Can you save people from themselves if they do not wish to be saved? No. It doesn't work with drugs or alcohol or food. It won't work with AI, either. It's the whole "lead a horse to water" idea, and in this context you're talking about people who have already leapt at the chance to slam the door on reality, as opposed to getting there through a long, slow process of self-destruction and denial.
As cool as it is to fantasize about turning my own fiction into a movie using AI, I haven't heard anything yet that makes me think AI will be anything other than a curse on humanity. As a species we've developed technical skills that are light years ahead of our ethical evolution. The moral pop quiz of 2020 proved that humanity isn't ready for prime time. Morally, too many of us are stuck in the Pliocene looking for victims to bash in the head with a club. A high-tech club with buttons and pretty lights, but still a club.

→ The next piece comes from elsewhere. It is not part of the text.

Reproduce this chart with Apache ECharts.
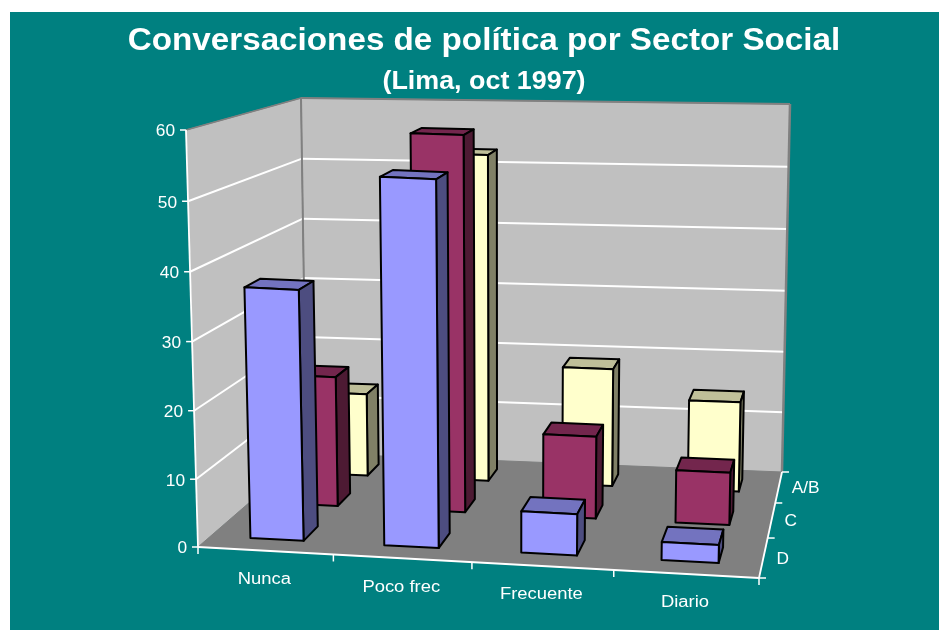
<!DOCTYPE html>
<html><head><meta charset="utf-8">
<style>html,body{margin:0;padding:0;background:#fff}#c{width:939px;height:630px}</style>
<script src="https://cdn.jsdelivr.net/npm/echarts@6/dist/echarts.min.js"></script>
</head><body><div id="c"></div>
<script>
const titleText = 'Conversaciones de política por Sector Social';
const subtitleText = '(Lima, oct 1997)';
const categories = ['Nunca', 'Poco frec', 'Frecuente', 'Diario'];
const depthLabels = ['D', 'C', 'A/B'];           // front to back
const valueTicks = [0, 10, 20, 30, 40, 50, 60];
const seriesD  = [37.1, 53.9, 6.15, 2.7];
const seriesC  = [20.3, 58, 12.8, 8.15];
const seriesAB = [13.5, 52.7, 19.1, 14.5];
const depthValues = [seriesD, seriesC, seriesAB];
const depthColors = [
  ['#9999FF', '#7373BF', '#4D4D80'],
  ['#993366', '#73264D', '#4D1A33'],
  ['#FFFFCC', '#BFBF99', '#808066']
];

// camera: picture positions of the corners of the plot box, and foreshortening
const A=[198,547], B=[759,578], C=[782,472], D=[306.5,453], E=[186,130], H=[768,157], G=[790,104], F=[301,98];
const warp=(u,r)=>u/(u+(1-u)*r);
const RS=1.048, RT=0.826, RZ=1.03;
const mix=(p,q,k)=>[p[0]+(q[0]-p[0])*k,p[1]+(q[1]-p[1])*k];
function proj(s,t,z){
  const a=warp(s,RS), b=warp(t,RT), c=warp(z,RZ);
  const low=mix(mix(A,B,a),mix(D,C,a),b);
  const high=mix(mix(E,H,a),mix(F,G,a),b);
  return mix(low,high,c);
}
const BAR_LO=0.3, BAR_HI=0.7;
const white='#FFFFFF', wallEdge='#808080';
const labelFont='Liberation Sans';

function line(p,q,stroke,w){return {type:'line',shape:{x1:p[0],y1:p[1],x2:q[0],y2:q[1]},style:{stroke:stroke,lineWidth:w}};}
function poly(pts,fill,stroke,w){return {type:'polygon',shape:{points:pts},style:{fill:fill,stroke:stroke||null,lineWidth:w||0,lineJoin:'round'}};}
function label(text,x,y,align,size,scale){return {type:'text',x:x,y:y,scaleX:scale||1,style:{text:text,fill:white,fontFamily:labelFont,fontSize:size,align:align,verticalAlign:'middle'}};}

function renderFrame(params,api){
  const rect=params.coordSys, yMax=valueTicks[valueTicks.length-1];
  const ch=[];
  ch.push(poly([proj(0,0,0),proj(1,0,0),proj(1,1,0),proj(0,1,0)],'#808080',wallEdge,1));
  ch.push(poly([proj(0,0,0),proj(0,1,0),proj(0,1,1),proj(0,0,1)],'#C0C0C0',wallEdge,1));
  ch.push(poly([proj(0,1,0),proj(1,1,0),proj(1,1,1),proj(0,1,1)],'#C0C0C0',wallEdge,1));
  valueTicks.forEach(v=>{
    const z=(rect.y+rect.height-api.coord([0,v])[1])/rect.height;
    if(v>0&&v<yMax){
      ch.push(line(proj(0,0,z),proj(0,1,z),white,2));
      ch.push(line(proj(0,1,z),proj(1,1,z),white,2));
    }
    const p=proj(0,0,z);
    ch.push(line(p,[p[0]-6,p[1]],white,1.5));
    ch.push(label(String(v),p[0]-11,p[1]+2,'right',16,1.08));
  });
  ch.push(line(proj(0,1,1),proj(0,0,1),wallEdge,1.5));
  ch.push(line(proj(0,1,1),proj(1,1,1),wallEdge,2));
  ch.push(line(proj(0,1,0),proj(0,1,1),wallEdge,2));
  ch.push(line(proj(1,1,0),proj(1,1,1),wallEdge,2.5));
  ch.push(line(proj(0,0,0),proj(0,0,1),white,1.8));
  ch.push(line(proj(0,0,0),proj(1,0,0),white,1.8));
  ch.push(line(proj(1,0,0),proj(1,1,0),white,1.8));
  for(let i=0;i<=categories.length;i++){
    const p=proj(i/categories.length,0,0);
    ch.push(line(p,[p[0],p[1]+7],white,1.5));
  }
  categories.forEach((c,i)=>{
    const p=proj((i+.5)/categories.length,0,0);
    ch.push(label(c,p[0]-1,p[1]+29,'center',16,1.15));
  });
  for(let i=0;i<=depthLabels.length;i++){
    const p=proj(1,i/depthLabels.length,0);
    ch.push(line(p,[p[0]+7,p[1]],white,1.5));
  }
  depthLabels.forEach((c,i)=>{
    const p=proj(1,(i+.5)/depthLabels.length,0);
    ch.push(label(c,p[0]+13,p[1]+2,'left',16,1.08));
  });
  return {type:'group',children:ch};
}

function renderBar(params,api){
  const rect=params.coordSys, n=categories.length, dn=depthLabels.length;
  const cat=api.value(0), val=api.value(1), dep=api.value(2);
  const top=api.coord([cat,val]);
  const s0=(top[0]-rect.x)/rect.width;            // band centre across the floor
  const half=(BAR_HI-BAR_LO)/2/n;
  const z=(rect.y+rect.height-top[1])/rect.height;
  const d0=(dep+BAR_LO)/dn, d1=(dep+BAR_HI)/dn, s1=s0-half, s2=s0+half;
  const col=depthColors[dep];
  const p=(s,t,h)=>proj(s,t,h);
  return {type:'group',children:[
    poly([p(s1,d0,z),p(s2,d0,z),p(s2,d1,z),p(s1,d1,z)],col[1],'#000',2),
    poly([p(s2,d0,0),p(s2,d1,0),p(s2,d1,z),p(s2,d0,z)],col[2],'#000',2),
    poly([p(s1,d0,0),p(s2,d0,0),p(s2,d0,z),p(s1,d0,z)],col[0],'#000',2)
  ]};
}

const barData=[];
for(let dep=depthLabels.length-1;dep>=0;dep--){
  categories.forEach((c,i)=>barData.push([i,depthValues[dep][i],dep]));
}

const chart=echarts.init(document.getElementById('c'),null,{renderer:'canvas'});
chart.setOption({
  animation:false,
  backgroundColor:'#FFFFFF',
  grid:{left:0,right:0,top:0,bottom:0},
  xAxis:{type:'category',data:categories,show:false},
  yAxis:{type:'value',min:0,max:60,interval:10,show:false},
  graphic:[
    {type:'rect',z:-10,shape:{x:10,y:12,width:929,height:618},style:{fill:'#008080'}},
    {type:'text',z:5,x:484,y:41,scaleX:1.038,style:{text:titleText,fill:white,fontFamily:labelFont,fontWeight:'bold',fontSize:32,align:'center',verticalAlign:'middle'}},
    {type:'text',z:5,x:484,y:82,scaleX:1.075,style:{text:subtitleText,fill:white,fontFamily:labelFont,fontWeight:'bold',fontSize:25,align:'center',verticalAlign:'middle'}}
  ],
  series:[
    {type:'custom',name:'frame',silent:true,renderItem:renderFrame,data:[[0,0,0]],clip:false,z:1},
    {type:'custom',name:'bars',silent:true,renderItem:renderBar,data:barData,clip:false,z:2,encode:{x:0,y:1}}
  ]
});
</script></body></html>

Some of us still treasure reality, though, and have the skills and willingness to live in it. As humans we have free will, and nothing we do is inevitable. Mountains, planets, tides: Those are metaphysical givens. Anything open to human choice is open to alternatives of our own making,
I would say that a bigger problem than VR is: Why do so many people want to immerse themselves in unreality?
Why have drug addictions soared in the West? Why have anxiety disorders soared? Why have so many people consigned the trusteeship of their lives to what happens on social media? Why do so many people dress themselves up to look like the victims of a horrible chemical accident, like The Joker in Batman?
As Samuel Johnson famously said: "He who makes a beast of himself gets rid of the pain of being a man."
In sum, I would say that a deep-rooted sickness in society drives people to reality-destroying things like VR, and that VR (and the others) then have the potential to make them even sicker.